Zira yeni dönem çok büyük devrimlerin yapılacağı aslımıza daha hızlı döneceğimiz bir temizlik ve kuruluş ve de YÜKSELİŞ DEVRİMİZ olacaktır. Artık dış destekli muhalefet bozuntusu ne yapsa yapsın. İç ve dış düşmanla dursun dursun kudursunlar, kahrolup helak olsunlar İnşallah. Onlarında hakkıda harcıda budur zaten. Yazımı mühim bir anektod ve üstadlardan kelamı kibar ve serlevha olabilecek birkaç satırla ders mahiyetinde bitiriyorum :
Birincisi bizdeki iç düşmanın yok edilmesiyle alakalı olarak ve öteden beri doslarımla birlikte savunduğumuz “vatanseverlik Kanunu” çıkarılmasına ilişkin projemize adeta tercüman olan Alman bir üstaddan: Alman ceza hukuku profesörü Günter JAKOBS diyorki; terröristler kamu düzenini, güvenliğini ve otoritesini bozmaya çalıştığı için kişisel haklarını yitirmiş, yok hükmünde olan kimselerdir. Bu nedenle en hızlı ve masrafsız yoldan yok sayılarak yok edilmelidir.

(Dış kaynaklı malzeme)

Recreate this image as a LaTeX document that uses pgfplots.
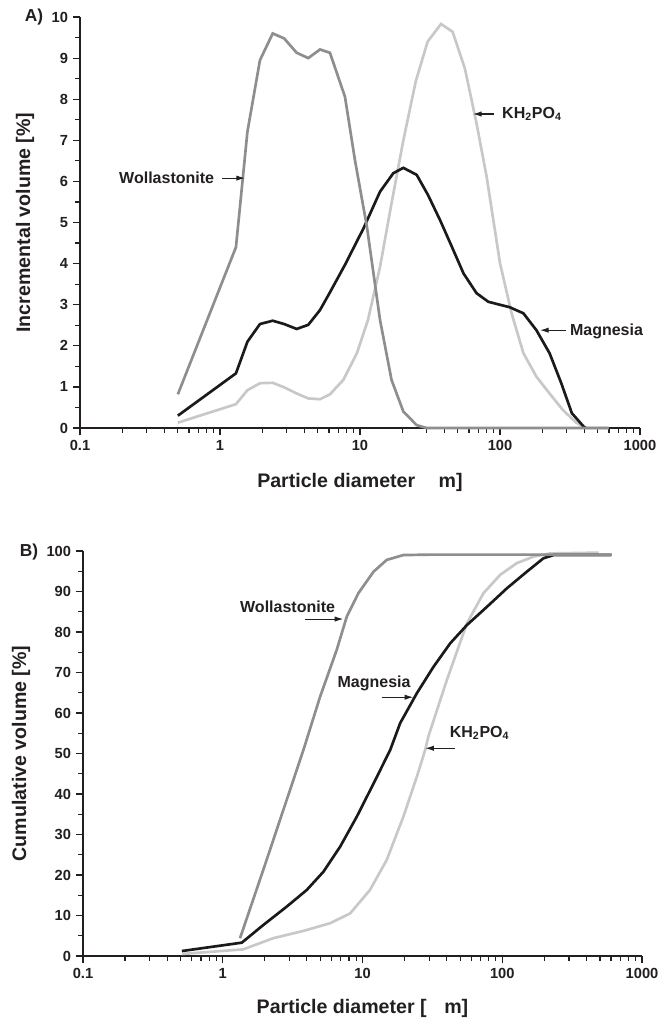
\documentclass[border=0pt]{standalone}
\usepackage{pgfplots}
\pgfplotsset{compat=1.18}
\usepackage{fontspec}
\setmainfont{Liberation Sans}
\usetikzlibrary{arrows.meta}

\definecolor{wollCol}{HTML}{8E8E8E}
\definecolor{kdpCol}{HTML}{C8C8C8}
\definecolor{magCol}{HTML}{1A1A1A}
\definecolor{txtCol}{HTML}{231F20}

\pgfplotsset{
    every axis/.append style={
        scale only axis,
        xmode=log, xmin=0.1, xmax=1000,
        xtick={0.1,1,10,100,1000}, xticklabels={0.1,1,10,100,1000},
        minor xtick={0.2,0.3,0.4,0.5,0.6,0.7,0.8,0.9,2,3,4,5,6,7,8,9,20,30,40,50,60,70,80,90,200,300,400,500,600,700,800,900},
        axis x line*=bottom, axis y line*=left,
        axis line style={line width=1.1pt, draw=txtCol},
        xtick pos=bottom, ytick pos=left,
        tick align=outside,
        every tick/.style={line width=0.9pt, draw=txtCol},
        major tick length=5.5pt, minor tick length=3.5pt,
        ymin=0,
        /pgf/number format/assume math mode=true,
        tick label style={font=\fontsize{11}{13}\selectfont\bfseries, text=txtCol},
        label style={font=\fontsize{14.7}{17}\selectfont\bfseries, text=txtCol},
        clip=false,
    },
}
\tikzset{
    annot/.style={font=\fontsize{12}{14}\selectfont\bfseries, text=txtCol},
    arrw/.style={-{Latex[length=6.5pt,width=4pt]}, line width=0.8pt, draw=txtCol},
}

\begin{document}
\begin{tikzpicture}
\useasboundingbox (0,0) rectangle (495pt,-768.75pt);

% ---------- A) incremental ----------
\begin{axis}[at={(60pt,-321pt)}, anchor=south west,
    width=420pt, height=308.25pt, ymax=10, ytick={0,1,...,10}, minor ytick={0.5,1.5,...,9.5},
    ylabel={Incremental volume [\%]},
    ylabel style={at={(axis description cs:-0.098,0.5)}, anchor=center},
    xlabel={Particle diameter\hspace{1.2em}m]},
    xlabel style={at={(axis description cs:0.5,0)}, anchor=center, yshift=-40.5pt},
]
\addplot[kdpCol, line width=2pt] coordinates {(0.5,0.13)(1.30,0.58)(1.57,0.92)(1.93,1.09)(2.38,1.10)(2.87,0.99)(3.53,0.84)(4.27,0.72)(5.18,0.70)(6.1,0.82)(7.6,1.17)(9.5,1.82)(11.4,2.63)(13.9,3.92)(16.8,5.47)(20.4,7.0)(25.0,8.43)(30.4,9.40)(37.9,9.83)(45.9,9.64)(56.1,8.75)(68,7.41)(80.3,6.11)(100,4.01)(121,2.79)(147,1.82)(182,1.25)(226,0.84)(281,0.44)(350,0.13)(414,0)(580,0)};
\addplot[magCol, line width=2pt] coordinates {(0.5,0.30)(1.30,1.33)(1.57,2.10)(1.93,2.53)(2.38,2.61)(2.87,2.53)(3.53,2.41)(4.27,2.51)(5.18,2.87)(6.1,3.30)(7.81,3.97)(10.6,4.86)(13.9,5.75)(17.3,6.20)(20.4,6.33)(25.4,6.16)(30.6,5.67)(37.3,5.06)(45.3,4.41)(54.9,3.76)(68,3.28)(82.6,3.07)(117,2.94)(147,2.79)(182,2.38)(226,1.82)(274,1.09)(326,0.36)(397,0.03)(410,0)};
\addplot[wollCol, line width=2pt] coordinates {(0.5,0.82)(1.30,4.40)(1.57,7.21)(1.93,8.95)(2.38,9.60)(2.87,9.48)(3.53,9.13)(4.27,9.0)(5.18,9.21)(6.1,9.13)(7.81,8.06)(9.2,6.52)(11.2,4.90)(13.9,2.63)(16.8,1.17)(20.4,0.40)(25.4,0.07)(29.9,0.0)(600,0.0)};
\node[annot, anchor=east] at (axis cs:0.98,6.08) {Wollastonite};
\draw[arrw] (axis cs:1.03,6.08) -- (axis cs:1.51,6.08);
\node[annot, anchor=west] at (axis cs:96,7.64) {KH\textsubscript{2}PO\textsubscript{4}};
\draw[arrw] (axis cs:90.6,7.64) -- (axis cs:64.1,7.64);
\node[annot, anchor=west] at (axis cs:293,2.34) {Magnesia};
\draw[arrw] (axis cs:296,2.38) -- (axis cs:193,2.38);
\end{axis}
\node[font=\fontsize{13}{15}\selectfont\bfseries, text=txtCol] at (25.5pt,-12.5pt) {A)};

% ---------- B) cumulative ----------
\begin{axis}[at={(62.25pt,-717pt)}, anchor=south west,
    width=419.25pt, height=303.75pt, ymax=100, ytick={0,10,...,100}, minor ytick={5,15,...,95},
    ylabel={Cumulative volume [\%]},
    ylabel style={at={(axis description cs:-0.111,0.5)}, anchor=center},
    xlabel={Particle diameter [\hspace{0.9em}m]},
    xlabel style={at={(axis description cs:0.5,0)}, anchor=center, yshift=-39pt},
]
\addplot[kdpCol, line width=2pt] coordinates {(0.51,0.5)(1.40,1.64)(2.30,4.4)(3.78,6.2)(5.86,8.1)(8.15,10.5)(11.3,16.3)(14.9,23.7)(19.6,34.4)(24.5,44.3)(28.1,50.9)(29.6,54.2)(40.1,68.1)(55.8,82.1)(73.4,89.6)(96.6,94.1)(127,97.0)(167,98.6)(220,99.4)(489,99.6)};
\addplot[magCol, line width=2pt] coordinates {(0.51,1.23)(1.37,3.3)(1.95,7.65)(2.87,12.2)(3.99,16.3)(5.25,20.8)(6.92,27.0)(9.10,34.4)(12.0,42.6)(15.8,50.9)(18.6,57.5)(24.5,64.9)(32.2,71.4)(42.4,77.2)(55.8,81.7)(77.6,86.2)(108,90.8)(150,94.9)(197,98.2)(233,99.0)(600,99.0)};
\addplot[wollCol, line width=2pt] coordinates {(1.33,4.4)(2.0,22.4)(3.78,50.9)(4.97,64.0)(6.54,75.6)(7.72,83.8)(9.35,89.6)(12.0,94.9)(14.9,97.8)(19.6,99.0)(30,99.1)(608,99.1)};
\node[annot] at (axis cs:2.91,86.2) {Wollastonite};
\draw[arrw] (axis cs:3.88,83.2) -- (axis cs:7.29,83.2);
\node[annot] at (axis cs:12.1,67.4) {Magnesia};
\draw[arrw] (axis cs:13.7,63.9) -- (axis cs:23.1,63.9);
\node[annot, anchor=west] at (axis cs:39,55.1) {KH\textsubscript{2}PO\textsubscript{4}};
\draw[arrw] (axis cs:46,51.3) -- (axis cs:28.1,51.3);
\end{axis}
\node[font=\fontsize{13}{15}\selectfont\bfseries, text=txtCol] at (21.75pt,-414pt) {B)};
\end{tikzpicture}
\end{document}
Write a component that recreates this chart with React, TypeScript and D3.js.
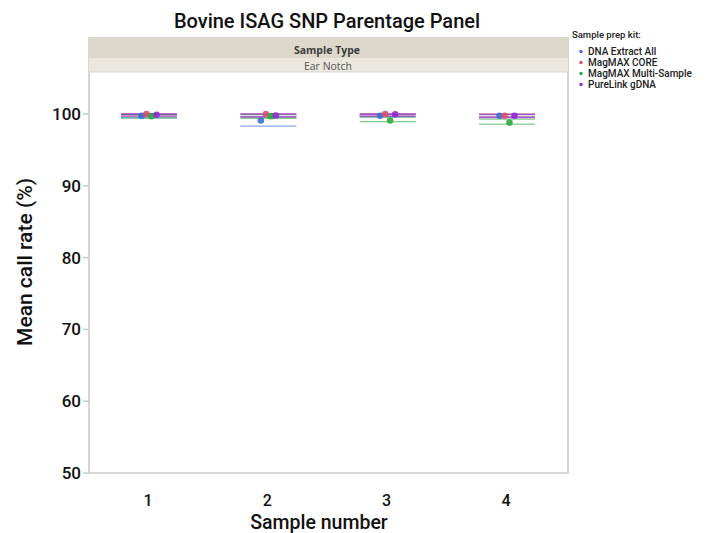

İkincisi cumhur ittifakının mahiyetiyle ilgili İstanbuldaki bir dostumuzun paylaşımı (özet olarak alıyorum): Mevcut haliyle Cumhur ittifakı İttihadı islamın nüvesi olup; buda yakın bir istikbalde bu birliğin tahakkuk edeceğini göstermektedir. Bunu temsil edecek ve öncü olacak ülkenin evvel emirde kendi içinde dahilde müslümanların ittihadını tesis etmesi beklenir. Şu anda olacak olan da budur. BU İTTİHADIN DIŞINDA KALANLAR KALPLERİNDE MARAZ OLANLARDIR.Muhtemelen bunlar köprüden önceki son çıkışı kaçırıyorlar. Bunlar Allahın bu birliğin neferi olma şerefinden yoksun kıldığı kimselerdir. Dinde Cumhur demek; ülemanın ekseriyetinin Kabul ettiği görüşlerdir ki Peygamberimiz sav. Ümmetim delalette ittifak etmez buyurduğu cumhur ülemanın görüşlerini ifade eder. “Cumhur İttifakına” bu ismin verilmesi tesadüf olamaz. Ümmetin ehli sünnet vel cemaat itikadi anlayışına tabi olan kurtulmuş fırkası bu ittifaka destek ve biatlerini arz etmişlerdir. Bu Cumhur ittifakının dışında kalanlar ise, bu kadar açık delil ve rahmani işlerle işaretlere rağmen yanlış safta yer almış ve dinende kalplerinde maraz olan helak olacak kimselerdir. İnşallah hiç olmazsa bir kısmı pişmanlık duyup, hatasının farkına varıpta rahmani tarafa geçenler olurda kendilerini indallahta da kurtarırlar.
Üçüncüsü safını belli etme ve kimin kiminle yürüdüğü, kimin ağzıyla diliyle konuştuğu ve kimi üzüp kimi sevindirdiği yani kimi sevip kimi sevmediği, kimlerce sevilip sevilmediği gibi tarafı belli eden çok bariz formülle ilgilidir. Hayır, düşman oklarının hedefi dostumuzdur mealinde ki İmam şafii RA in bu muhteşem içtihat derecesinde ki sosyolojik tespitinin dışında rahmetli üstad Abdurrahim KARAKOÇ’un şu dörtlüğü çok çarpıcıdır :
Beden ölür, çürür, cana bakın siz.
Kim kiminle ,yürür ona bakın siz.
Bırakın dönsün dönme dolaplar,
Haktan, hakikatten yana bakın siz..
Haktan yana olanlara müjdeler ve Saygılarımla.